Here are a few of the complaints that popped up.  Perhaps these aren’t complaints so much as excuses.

You got lucky

If by lucky you mean we didn’t spend all of our money on trifles and instead bought index funds, you are correct.

They must have gotten some kind of inheritance

This is true.  We both inherited a love of reading and learning, a streak of independence, and a desire to never again be poor.  I also inherited US Citizenship.

They were able to graduate without student loans

Nope, not true.  My student loan debt burden would put me in the top 5% of graduates today.  Winnie’s debt burden was more modest because Taiwan has a more sane education system, but salaries are also much lower.

I used 0% credit card balance transfers to help accelerate my student loan payoff. An interested person could do the same today.

Check out the 0% APR credit card offers available now.

They make money from their blog!

Yup.  In 3 years of blogging, we’ve managed to earn less than half of the minimum wage on an hourly basis.  That ain’t nuthin to aspire to, yo.

But maybe start your own blog.

But taxes!

It is possible to legally withdraw funds from your 401k before Age 59.5 without penalty, and tax laws are friendly to early retirees.

They want me to read their blog!

The horror!
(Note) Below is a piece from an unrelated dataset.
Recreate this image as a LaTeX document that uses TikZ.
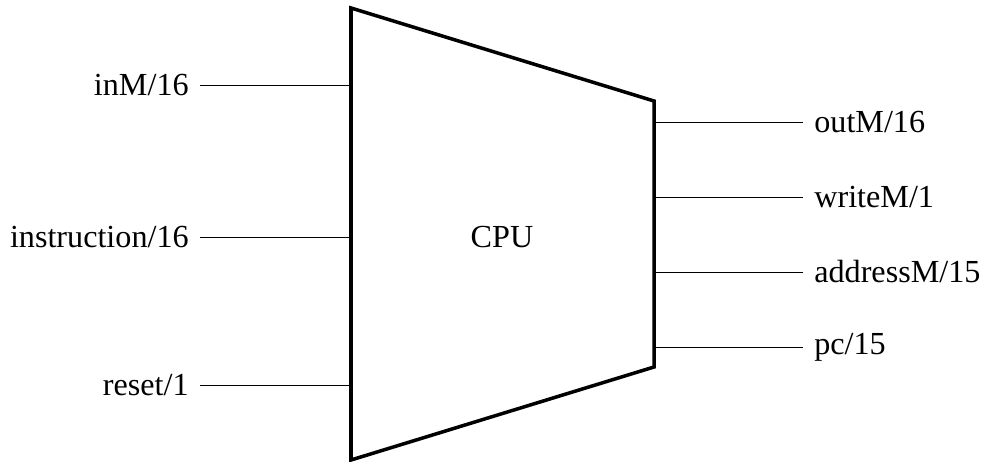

I bet JK Rowling wants you to read her next book too.  Hopefully our example can help you gain your financial independence.

Last time you said you have only $1 million

Not really. We only need ~$1 million to support our lifestyle.

Speaking of last time, you complained about that too. Is this a pattern?

If you’ve made it this far, you probably aren’t a complainer.  Welcome! I look forward to hearing about your journey to Financial Independence.